La centrale nucléaire de Zaporijjia sous tension : craintes d’un accident majeur

La centrale nucléaire de Zaporijjia sous tension : craintes d’un accident majeur

“Nous sommes épuisés par cette tension. Nous vivons dans la crainte du pire depuis près d’un an et demi”, explique Ievguenia Tchouksina, âgée de 43 ans.
“Il faut dire que la guerre nous a enseigné que les Russes sont capables de tout. Cependant, nous espérons que la communauté internationale fera preuve de vigilance et exercera une pression sur la Russie par tous les moyens possibles pour éviter le pire”, espère-t-elle.
Ce pire pourrait provenir de la plus grande centrale nucléaire d’Europe, nommée Zaporijjia mais située en réalité à Energodar, à une cinquantaine de kilomètres au sud-ouest.
Depuis le 4 mars 2022, les troupes russes occupent cette centrale qui a déjà été la cible de multiples attaques et a été coupée du réseau électrique, ce qui crée une situation précaire et suscite la crainte d’un accident nucléaire majeur.
Mardi, l’armée ukrainienne a une fois de plus mis en garde contre une possible “provocation” des Russes sur le territoire de la centrale, “dans un avenir proche”.
Selon elle, des “objets similaires à des engins explosifs ont été placés sur le toit extérieur des réacteurs 3 et 4”.
De son côté, le Kremlin a prévenu d’un possible “acte subversif” de l’Ukraine à la centrale, avec des “conséquences catastrophiques”.
Se promenant avec sa compagne dans un parc près du fleuve Dniepr qui traverse la grande ville, Danylo, un jeune entrepreneur de 27 ans, affirme suivre la situation de près.
“Nous nous sommes préparés. Nous avons acheté des combinaisons de protection, des masques respiratoires, des couvre-chaussures, au cas où. Et nous surveillons les informations de près”, explique-t-il.
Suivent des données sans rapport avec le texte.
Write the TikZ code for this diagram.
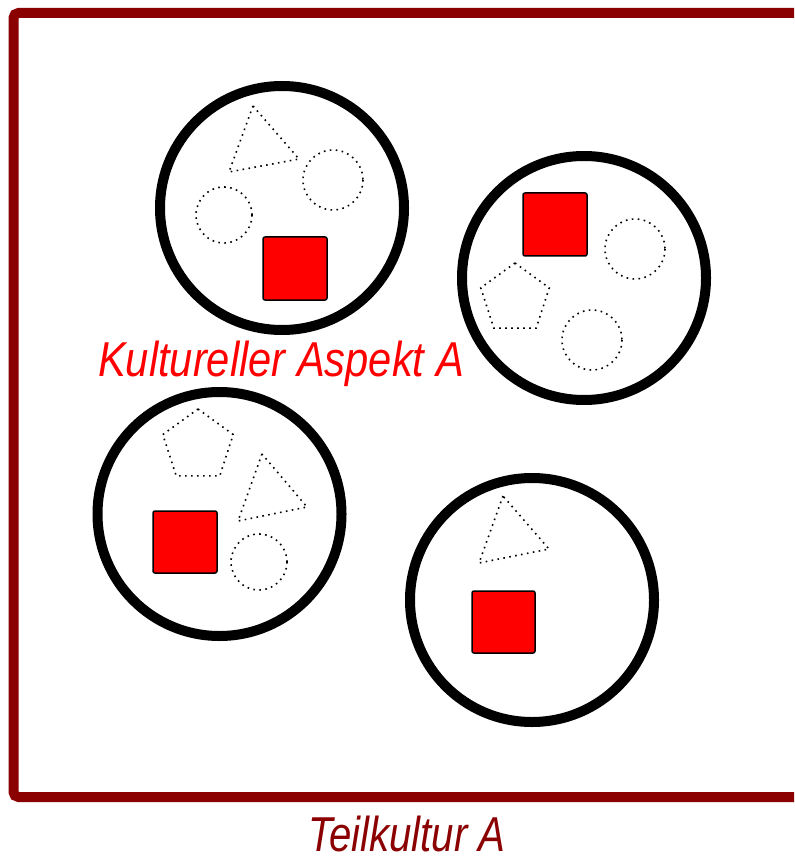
\documentclass[tikz,border=0pt]{standalone}
\usepackage{fontspec}
\setmainfont{Liberation Sans}
\definecolor{framered}{RGB}{139,0,0}
\begin{document}
\begin{tikzpicture}[x=1pt,y=-1pt,
  ring/.style={draw=black,line width=10pt},
  dots/.style={draw=black,line width=1.6pt,dash pattern=on 1.6pt off 4.4pt},
  redsq/.style={fill=red,draw=black,line width=1.5pt,rounded corners=2pt},
  frame/.style={draw=framered,line width=10pt,rounded corners=5pt},
  lbl/.style={inner sep=0pt,anchor=base,font=\fontsize{49}{58}\selectfont\itshape}]
\useasboundingbox (0,0) rectangle (794,858);
% frame
\draw[frame] (794,13) -- (13.5,13) -- (13.5,797) -- (794,797);
% group 1
\draw[ring] (282,208) circle[radius=122];
\draw[dots] (253,106) -- (229,172) -- (299,159) -- cycle;
\draw[dots] (333,180) circle[radius=30];
\draw[dots] (224,215) circle[radius=28];
\draw[redsq] (263,237) rectangle (327,300);
% group 2
\draw[ring] (584,278) circle[radius=122];
\draw[redsq] (523,193) rectangle (587,256);
\draw[dots] (635,249) circle[radius=30];
\draw[dots] (592,340) circle[radius=30];
\draw[dots,shift={(515,299)}] (-90:36) -- (-18:36) -- (54:36) -- (126:36) -- (198:36) -- cycle;
% group 3
\draw[ring] (219.5,514) circle[radius=122];
\draw[dots,shift={(198,446)}] (-90:37) -- (-18:37) -- (54:37) -- (126:37) -- (198:37) -- cycle;
\draw[dots] (262,454) -- (238,521) -- (307,507) -- cycle;
\draw[redsq] (153,511) rectangle (217,573);
\draw[dots] (259,562) circle[radius=28];
% group 4
\draw[ring] (532,600) circle[radius=122];
\draw[dots] (503,496) -- (479,563) -- (549,549) -- cycle;
\draw[redsq] (472,591) rectangle (535,653);
% labels
\node[lbl,text=red] (aspekt) at (281,376) {\scalebox{0.85}[1]{Kultureller Aspekt A}};
\node[lbl,text=framered] (teil) at (407,851) {\scalebox{0.82}[1]{Teilkultur A}};
\end{tikzpicture}
\end{document}
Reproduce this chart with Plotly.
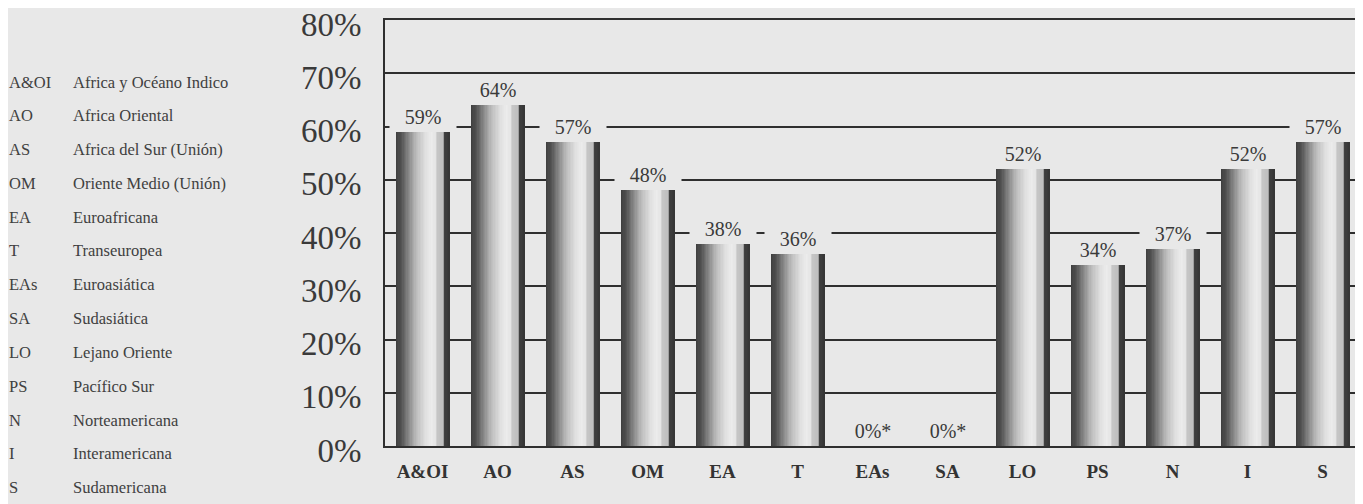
import plotly.graph_objects as go

# ---- data ----
categories = ["A&OI", "AO", "AS", "OM", "EA", "T", "EAs", "SA", "LO", "PS", "N", "I", "S"]
values = [59, 64, 57, 48, 38, 36, 0, 0, 52, 34, 37, 52, 57]
legend_codes = ["A&OI", "AO", "AS", "OM", "EA", "T", "EAs", "SA", "LO", "PS", "N", "I", "S"]
legend_names = ["Africa y Océano Indico", "Africa Oriental", "Africa del Sur (Unión)",
                "Oriente Medio (Unión)", "Euroafricana", "Transeuropea", "Euroasiática",
                "Sudasiática", "Lejano Oriente", "Pacífico Sur", "Norteamericana",
                "Interamericana", "Sudamericana"]
y_tick_values = [0, 10, 20, 30, 40, 50, 60, 70, 80]
y_tick_labels = ["0%", "10%", "20%", "30%", "40%", "50%", "60%", "70%", "80%"]
value_labels = [f"{v}%" + ("*" if v == 0 else "") for v in values]

# ---- layout geometry (page body has an 8px margin) ----
OFF = 8
W, H = 1363 - OFF, 504 - OFF
ML, MT = 385 - OFF, 20 - OFF
PH = 426
PW = 975
MB = H - MT - PH
MR = W - ML - PW
BG = "#e8e8e8"
LINE = "#2f2f2f"
SERIF = "Liberation Serif"

# cylinder shading (position across bar -> grey level)
stops = [(0.00, 62), (0.10, 80), (0.22, 128), (0.38, 186), (0.54, 222), (0.66, 236),
         (0.75, 228), (0.77, 198), (0.885, 190), (0.895, 66), (1.00, 52)]


def grey(t):
    for (t0, g0), (t1, g1) in zip(stops[:-1], stops[1:]):
        if t0 <= t <= t1:
            g = g0 + (g1 - g0) * (t - t0) / (t1 - t0 if t1 > t0 else 1)
            g = int(round(g))
            return f"rgb({g},{g},{g})"
    g = stops[-1][1]
    return f"rgb({g},{g},{g})"


fig = go.Figure()
BW = 0.72
N = 40
sw = BW / N
for k in range(N):
    t = (k + 0.5) / N
    width = min(2 * sw, BW - k * sw)
    fig.add_trace(go.Bar(
        x=categories, y=values, width=width, offset=-BW / 2 + k * sw,
        marker=dict(color=grey(t), line=dict(width=0)),
        showlegend=False, hoverinfo="skip"))

# value labels above bars
for c, v, lab in zip(categories, values, value_labels):
    fig.add_annotation(x=c, y=v, text=lab, showarrow=False, yshift=15,
                       font=dict(family=SERIF, size=20, color="#3a3a3a"),
                       bgcolor=BG, width=64, borderpad=1)

# left-side legend of abbreviations
for i, (code, name) in enumerate(zip(legend_codes, legend_names)):
    yc = 82 + i * 33.8 - OFF
    yp = (MT + PH - yc) / PH
    fig.add_annotation(xref="paper", yref="paper", x=(7 - OFF - ML) / PW, y=yp,
                       xanchor="left", yanchor="middle", text=code, showarrow=False,
                       font=dict(family=SERIF, size=16.5, color="#404040"))
    fig.add_annotation(xref="paper", yref="paper", x=(71 - OFF - ML) / PW, y=yp,
                       xanchor="left", yanchor="middle", text=name, showarrow=False,
                       font=dict(family=SERIF, size=16.5, color="#404040"))

fig.update_layout(
    width=W, height=H, margin=dict(l=ML, r=MR, t=MT, b=MB, autoexpand=False),
    paper_bgcolor=BG, plot_bgcolor=BG, barmode="overlay", bargap=0,
    font=dict(family=SERIF),
)
fig.update_xaxes(showline=True, mirror=True, linecolor=LINE, linewidth=2,
                 showgrid=False, ticks="", ticklabelstandoff=7, automargin=False,
                 tickfont=dict(family=SERIF, size=19, color="#333333", weight="bold"),
                 range=[-0.5, len(categories) - 0.5])
fig.update_yaxes(range=[0, 80], tickvals=y_tick_values, ticktext=y_tick_labels,
                 showline=True, linecolor=LINE, linewidth=2, automargin=False,
                 showgrid=True, gridcolor=LINE, gridwidth=1.6, zeroline=False,
                 ticks="", ticklabelstandoff=15, ticklabelshift=4,
                 ticklabeloverflow="allow",
                 tickfont=dict(family=SERIF, size=33, color="#3a3a3a"))

fig.write_html("out.html")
Les autorités locales ont déjà organisé fin juin un exercice simulant l’évacuation de 138 000 personnes vivant dans un rayon de 50 kilomètres autour de la centrale nucléaire, rappelant ainsi la catastrophe nucléaire de Tchernobyl en 1986.
Une telle évacuation serait “le pire scénario”, affirme Olena Jouk, présidente du conseil régional de Zaporijjia. Elle estime que cela dépendra de “la nature de l’accident : local, très local, pas local”.
“Personnellement, je pense que l’accident sera local”, déclare-t-elle, en affirmant que ces nouvelles tensions sont liées à la contre-offensive menée par l’armée ukrainienne.
“Les Russes n’ont pas besoin de faire quelque chose de spectaculaire. Ils doivent simplement prendre des photos de la centrale nucléaire en train de brûler […] pour justifier leur retrait de la zone lorsque notre contre-offensive atteindra un certain endroit, une certaine situation”, assure-t-elle.
Depuis début juin, les troupes ukrainiennes mènent une offensive sur plusieurs fronts, notamment à l’est de la centrale nucléaire, afin de reprendre les territoires occupés par les forces russes.
À Zaporijjia, Iryna et son mari ont déjà tout prévu en cas d’incident nucléaire.
“Nous avons de l’eau à la maison. Nous avons des réserves de nourriture. Nous avons une trousse d’urgence depuis un an et demi maintenant”, détaille cette agent immobilier de 52 ans.
“Nous sommes avertis, informés. Si cela se produit, nous fermons toutes les fenêtres et les portes, nous les scotchons. Et nous nous éloignons des fenêtres et de la rue pendant cette période dangereuse”, explique-t-elle.
Des membres des Services d’urgence ont installé des stands itinérants dans la ville pour distribuer des prospectus sur les dangers des mines, mais aussi sur les mesures à prendre en cas d’incident nucléaire.
Selon un responsable du conseil régional, certains habitants ont également commencé à constituer des réserves de vin rouge.
“Officiellement, il est dit” qu’un antioxydant naturellement présent dans cette boisson pourrait protéger contre les radiations, affirme Mme Jouk. “Cela pourrait être utile.”
Lioubov, âgée de 69 ans, qui a fui la ville d’Energodar en septembre dernier, ne croit pas à une action des Russes contre la centrale nucléaire.
“Ils nous font peur, c’est tout […] Ils n’oseront pas faire exploser la centrale”, estime-t-elle.
Jeudi, l’armée ukrainienne a déclaré que “les tensions diminuent” autour de la centrale, grâce aux “efforts puissants” de l’armée et des diplomates ukrainiens, ainsi qu’à ceux de “nos partenaires étrangers qui exercent une pression” sur la Russie.